━━━━━ Data entries ━━━━━

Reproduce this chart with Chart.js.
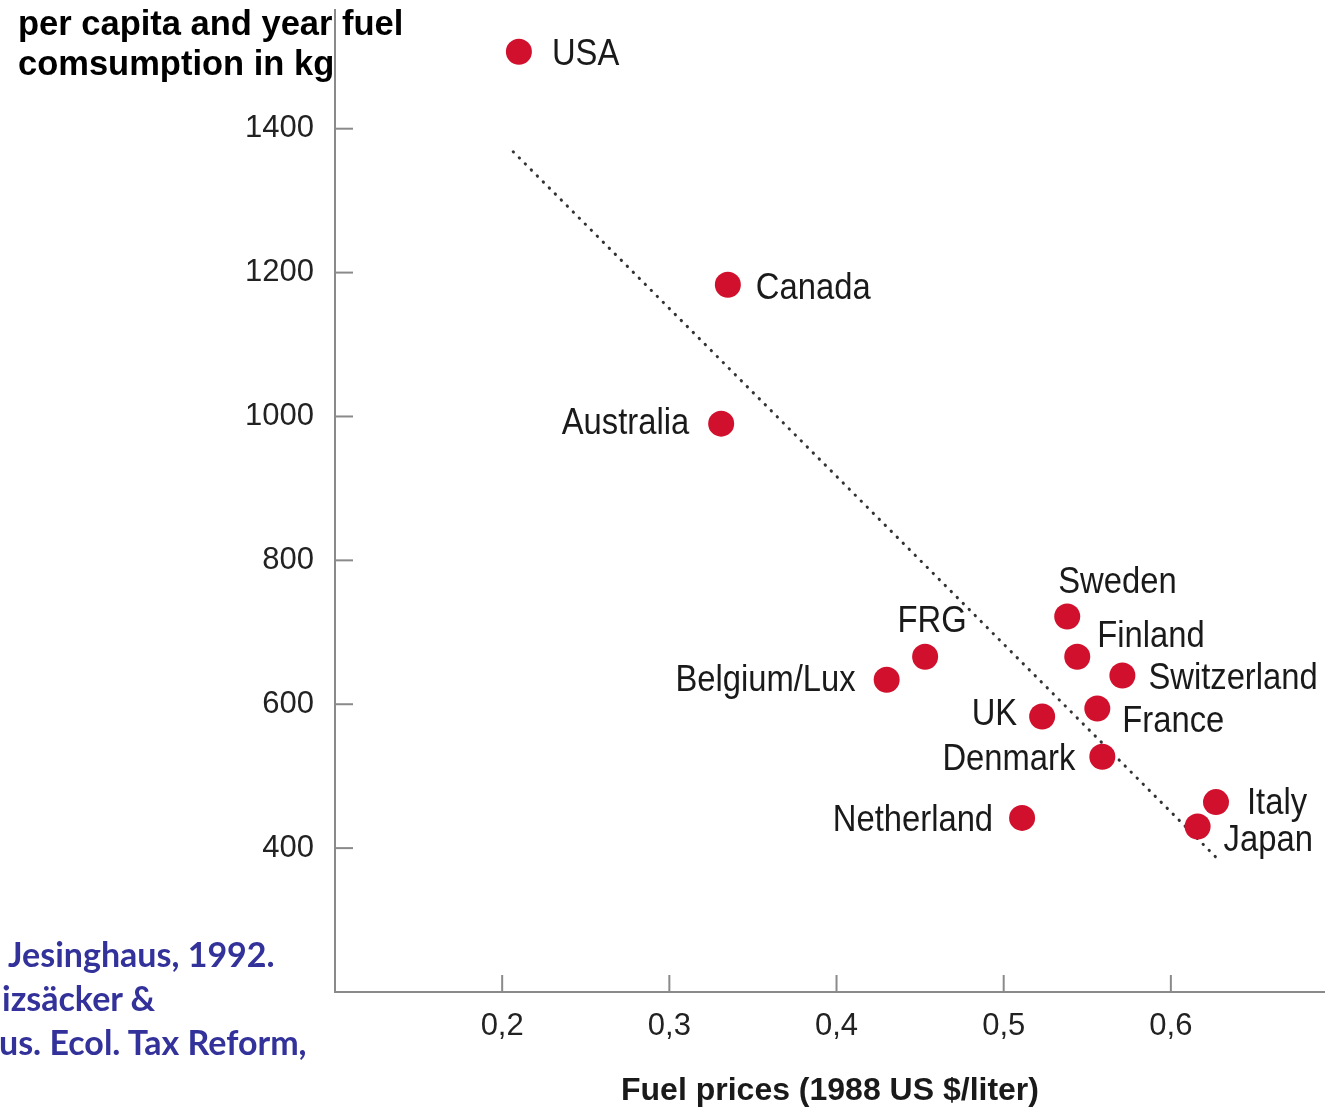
<!DOCTYPE html>
<html>
<head>
<meta charset="utf-8">
<script src="https://cdn.jsdelivr.net/npm/chart.js@4.4.1/dist/chart.umd.min.js"></script>
<style>
  html, body { margin: 0; padding: 0; background: #ffffff; overflow: hidden; }
  #wrap { position: relative; width: 1325px; height: 1109px; }
  #chart { position: absolute; left: 0; top: 0; }
  #title { position: absolute; left: 18px; top: 3px; font: bold 34.5px 'Liberation Sans', Arial, sans-serif; line-height: 40px; color: #000; white-space: nowrap; }
  #source { position: absolute; top: 932px; font: bold 34px Lato, 'Open Sans', sans-serif; line-height: 44px; color: #32329a; white-space: nowrap; }
  #source div { position: relative; }
</style>
</head>
<body>
<div id="wrap">
  <canvas id="chart" width="1325" height="1109"></canvas>
  <div id="title">per capita and year fuel<br>comsumption in kg</div>
  <div id="source">
    <div style="left:8px">Jesinghaus, 1992.</div>
    <div style="left:2px">izsäcker &amp;</div>
    <div style="left:-1px">us. Ecol. Tax Reform,</div>
  </div>
</div>
<script>
// ---- data ----
const countries   = ['USA', 'Canada', 'Australia', 'FRG', 'Belgium/Lux', 'Sweden', 'Finland', 'Switzerland', 'UK', 'France', 'Denmark', 'Netherland', 'Italy', 'Japan'];
const fuelPrices  = [0.21, 0.335, 0.331, 0.453, 0.43, 0.538, 0.544, 0.571, 0.523, 0.556, 0.559, 0.511, 0.627, 0.616];
const consumption = [1507, 1183, 990, 666, 634, 722, 666, 640, 583, 594, 527, 442, 464, 430];
const trendX = [0.2066, 0.628];
const trendY = [1368, 385];
const xTicks = [0.2, 0.3, 0.4, 0.5, 0.6];
const xTickLabels = ['0,2', '0,3', '0,4', '0,5', '0,6'];
const yTicks = [400, 600, 800, 1000, 1200, 1400];
const yTickLabels = ['400', '600', '800', '1000', '1200', '1400'];
const xAxisTitle = 'Fuel prices (1988 US $/liter)';

// ---- label placement (style, not data) ----
const labelPlacement = [
  ['left', 33, 0], ['left', 28, 1], ['right', -32, -3], ['center', 7, -38],
  ['right', -31, -2], ['left', -9, -36], ['left', 20, -23], ['left', 26, 1],
  ['right', -25, -4], ['left', 25, 10], ['right', -27, 0], ['right', -29, 0],
  ['left', 31, -1], ['left', 26, 11]
];

const AXIS_COLOR = '#8a8a8a';
const DOT_COLOR = '#d0102c';
const TEXT_COLOR = '#1a1a1a';

const pointData = fuelPrices.map((x, i) => ({ x: x, y: consumption[i] }));
const trendData = trendX.map((x, i) => ({ x: x, y: trendY[i] }));

const decorations = {
  id: 'decorations',
  afterDatasetsDraw(chart) {
    const ctx = chart.ctx;
    const area = chart.chartArea;
    const xs = chart.scales.x, ys = chart.scales.y;
    // inner tick marks
    ctx.save();
    ctx.strokeStyle = AXIS_COLOR;
    ctx.lineWidth = 2;
    yTicks.forEach(v => {
      const py = ys.getPixelForValue(v);
      ctx.beginPath(); ctx.moveTo(area.left, py); ctx.lineTo(area.left + 18, py); ctx.stroke();
    });
    xTicks.forEach(v => {
      const px = xs.getPixelForValue(v);
      ctx.beginPath(); ctx.moveTo(px, area.bottom); ctx.lineTo(px, area.bottom - 17); ctx.stroke();
    });
    ctx.restore();
    // country labels
    const meta = chart.getDatasetMeta(1);
    ctx.save();
    ctx.fillStyle = TEXT_COLOR;
    ctx.font = '36px "Liberation Sans", Arial, sans-serif';
    ctx.textBaseline = 'alphabetic';
    countries.forEach((name, i) => {
      const el = meta.data[i];
      const p = labelPlacement[i];
      ctx.save();
      ctx.translate(el.x + p[1], el.y + p[2] + 13);
      ctx.scale(0.91, 1);
      ctx.textAlign = p[0];
      ctx.fillText(name, 0, 0);
      ctx.restore();
    });
    ctx.restore();
  }
};

new Chart(document.getElementById('chart'), {
  type: 'scatter',
  data: {
    datasets: [
      {
        type: 'line',
        data: trendData,
        borderColor: '#333333',
        borderWidth: 3,
        borderCapStyle: 'round',
        borderDash: [0.4, 8.1],
        pointRadius: 0,
        fill: false,
        order: 2
      },
      {
        data: pointData,
        backgroundColor: DOT_COLOR,
        borderWidth: 0,
        pointRadius: 13,
        pointHoverRadius: 13,
        order: 1
      }
    ]
  },
  options: {
    responsive: false,
    animation: false,
    layout: { autoPadding: false, padding: { top: 10, left: 0, right: 0, bottom: 0 } },
    plugins: { legend: { display: false }, tooltip: { enabled: false } },
    scales: {
      x: {
        type: 'linear',
        min: 0.1,
        max: 0.6922,
        grid: { display: true, drawOnChartArea: false, drawTicks: false },
        border: { display: true, color: AXIS_COLOR, width: 2 },
        afterBuildTicks: s => { s.ticks = xTicks.map(v => ({ value: v })); },
        afterFit: s => { s.height = 117; s.paddingLeft = 0; s.paddingRight = 0; },
        ticks: {
          padding: 16,
          color: '#222222',
          font: { family: '"Liberation Sans", Arial, sans-serif', size: 31, lineHeight: 1.2 },
          callback: v => { const i = xTicks.findIndex(t => Math.abs(t - v) < 1e-9); return i >= 0 ? xTickLabels[i] : ''; }
        },
        title: {
          display: true,
          text: xAxisTitle,
          color: '#1a1a1a',
          font: { family: '"Liberation Sans", Arial, sans-serif', size: 32, weight: 'bold', lineHeight: 1 },
          padding: { top: 0, bottom: 2 }
        }
      },
      y: {
        type: 'linear',
        min: 200,
        max: 1565,
        grid: { display: true, drawOnChartArea: false, drawTicks: false },
        border: { display: true, color: AXIS_COLOR, width: 2 },
        afterBuildTicks: s => { s.ticks = yTicks.map(v => ({ value: v })); },
        afterFit: s => { s.width = 335; s.paddingTop = 0; s.paddingBottom = 0; },
        ticks: {
          padding: 21,
          color: '#222222',
          font: { family: '"Liberation Sans", Arial, sans-serif', size: 31, lineHeight: 1.2 },
          callback: v => { const i = yTicks.indexOf(v); return i >= 0 ? yTickLabels[i] : ''; }
        }
      }
    }
  },
  plugins: [decorations]
});
</script>
</body>
</html>
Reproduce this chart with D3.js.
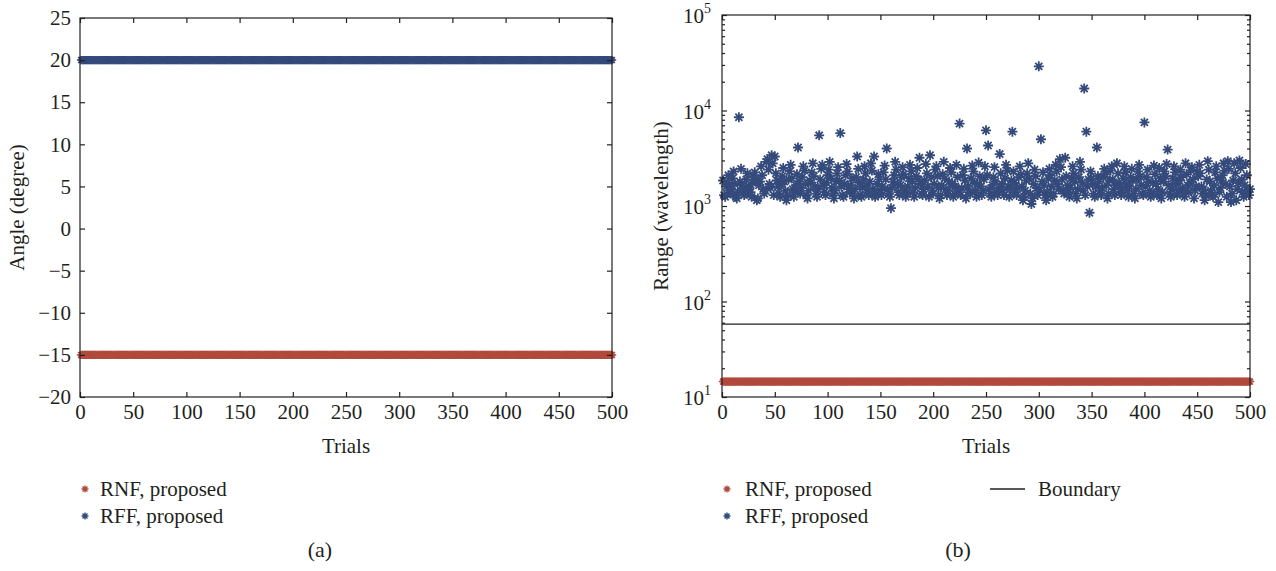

━━━━━

■ Requirement
Return each line of the data, keeping its wording exact and omitting pictures.

■ Finished exercise
Reproduce this chart with Chart.js.
<!DOCTYPE html>
<html>
<head>
<meta charset="utf-8">
<script src="https://cdn.jsdelivr.net/npm/chart.js@4.4.1/dist/chart.umd.min.js"></script>
<style>
  html, body { margin: 0; padding: 0; background: #ffffff; overflow: hidden; }
  #wrap { position: relative; width: 1325px; height: 1109px; }
  #chart { position: absolute; left: 0; top: 0; }
  #title { position: absolute; left: 18px; top: 3px; font: bold 34.5px 'Liberation Sans', Arial, sans-serif; line-height: 40px; color: #000; white-space: nowrap; }
  #source { position: absolute; top: 932px; font: bold 34px Lato, 'Open Sans', sans-serif; line-height: 44px; color: #32329a; white-space: nowrap; }
  #source div { position: relative; }
</style>
</head>
<body>
<div id="wrap">
  <canvas id="chart" width="1325" height="1109"></canvas>
  <div id="title">per capita and year fuel<br>comsumption in kg</div>
  <div id="source">
    <div style="left:8px">Jesinghaus, 1992.</div>
    <div style="left:2px">izsäcker &amp;</div>
    <div style="left:-1px">us. Ecol. Tax Reform,</div>
  </div>
</div>
<script>
// ---- data ----
const countries   = ['USA', 'Canada', 'Australia', 'FRG', 'Belgium/Lux', 'Sweden', 'Finland', 'Switzerland', 'UK', 'France', 'Denmark', 'Netherland', 'Italy', 'Japan'];
const fuelPrices  = [0.21, 0.335, 0.331, 0.453, 0.43, 0.538, 0.544, 0.571, 0.523, 0.556, 0.559, 0.511, 0.627, 0.616];
const consumption = [1507, 1183, 990, 666, 634, 722, 666, 640, 583, 594, 527, 442, 464, 430];
const trendX = [0.2066, 0.628];
const trendY = [1368, 385];
const xTicks = [0.2, 0.3, 0.4, 0.5, 0.6];
const xTickLabels = ['0,2', '0,3', '0,4', '0,5', '0,6'];
const yTicks = [400, 600, 800, 1000, 1200, 1400];
const yTickLabels = ['400', '600', '800', '1000', '1200', '1400'];
const xAxisTitle = 'Fuel prices (1988 US $/liter)';

// ---- label placement (style, not data) ----
const labelPlacement = [
  ['left', 33, 0], ['left', 28, 1], ['right', -32, -3], ['center', 7, -38],
  ['right', -31, -2], ['left', -9, -36], ['left', 20, -23], ['left', 26, 1],
  ['right', -25, -4], ['left', 25, 10], ['right', -27, 0], ['right', -29, 0],
  ['left', 31, -1], ['left', 26, 11]
];

const AXIS_COLOR = '#8a8a8a';
const DOT_COLOR = '#d0102c';
const TEXT_COLOR = '#1a1a1a';

const pointData = fuelPrices.map((x, i) => ({ x: x, y: consumption[i] }));
const trendData = trendX.map((x, i) => ({ x: x, y: trendY[i] }));

const decorations = {
  id: 'decorations',
  afterDatasetsDraw(chart) {
    const ctx = chart.ctx;
    const area = chart.chartArea;
    const xs = chart.scales.x, ys = chart.scales.y;
    // inner tick marks
    ctx.save();
    ctx.strokeStyle = AXIS_COLOR;
    ctx.lineWidth = 2;
    yTicks.forEach(v => {
      const py = ys.getPixelForValue(v);
      ctx.beginPath(); ctx.moveTo(area.left, py); ctx.lineTo(area.left + 18, py); ctx.stroke();
    });
    xTicks.forEach(v => {
      const px = xs.getPixelForValue(v);
      ctx.beginPath(); ctx.moveTo(px, area.bottom); ctx.lineTo(px, area.bottom - 17); ctx.stroke();
    });
    ctx.restore();
    // country labels
    const meta = chart.getDatasetMeta(1);
    ctx.save();
    ctx.fillStyle = TEXT_COLOR;
    ctx.font = '36px "Liberation Sans", Arial, sans-serif';
    ctx.textBaseline = 'alphabetic';
    countries.forEach((name, i) => {
      const el = meta.data[i];
      const p = labelPlacement[i];
      ctx.save();
      ctx.translate(el.x + p[1], el.y + p[2] + 13);
      ctx.scale(0.91, 1);
      ctx.textAlign = p[0];
      ctx.fillText(name, 0, 0);
      ctx.restore();
    });
    ctx.restore();
  }
};

new Chart(document.getElementById('chart'), {
  type: 'scatter',
  data: {
    datasets: [
      {
        type: 'line',
        data: trendData,
        borderColor: '#333333',
        borderWidth: 3,
        borderCapStyle: 'round',
        borderDash: [0.4, 8.1],
        pointRadius: 0,
        fill: false,
        order: 2
      },
      {
        data: pointData,
        backgroundColor: DOT_COLOR,
        borderWidth: 0,
        pointRadius: 13,
        pointHoverRadius: 13,
        order: 1
      }
    ]
  },
  options: {
    responsive: false,
    animation: false,
    layout: { autoPadding: false, padding: { top: 10, left: 0, right: 0, bottom: 0 } },
    plugins: { legend: { display: false }, tooltip: { enabled: false } },
    scales: {
      x: {
        type: 'linear',
        min: 0.1,
        max: 0.6922,
        grid: { display: true, drawOnChartArea: false, drawTicks: false },
        border: { display: true, color: AXIS_COLOR, width: 2 },
        afterBuildTicks: s => { s.ticks = xTicks.map(v => ({ value: v })); },
        afterFit: s => { s.height = 117; s.paddingLeft = 0; s.paddingRight = 0; },
        ticks: {
          padding: 16,
          color: '#222222',
          font: { family: '"Liberation Sans", Arial, sans-serif', size: 31, lineHeight: 1.2 },
          callback: v => { const i = xTicks.findIndex(t => Math.abs(t - v) < 1e-9); return i >= 0 ? xTickLabels[i] : ''; }
        },
        title: {
          display: true,
          text: xAxisTitle,
          color: '#1a1a1a',
          font: { family: '"Liberation Sans", Arial, sans-serif', size: 32, weight: 'bold', lineHeight: 1 },
          padding: { top: 0, bottom: 2 }
        }
      },
      y: {
        type: 'linear',
        min: 200,
        max: 1565,
        grid: { display: true, drawOnChartArea: false, drawTicks: false },
        border: { display: true, color: AXIS_COLOR, width: 2 },
        afterBuildTicks: s => { s.ticks = yTicks.map(v => ({ value: v })); },
        afterFit: s => { s.width = 335; s.paddingTop = 0; s.paddingBottom = 0; },
        ticks: {
          padding: 21,
          color: '#222222',
          font: { family: '"Liberation Sans", Arial, sans-serif', size: 31, lineHeight: 1.2 },
          callback: v => { const i = yTicks.indexOf(v); return i >= 0 ? yTickLabels[i] : ''; }
        }
      }
    }
  },
  plugins: [decorations]
});
</script>
</body>
</html>
Reproduce this chart with D3.js.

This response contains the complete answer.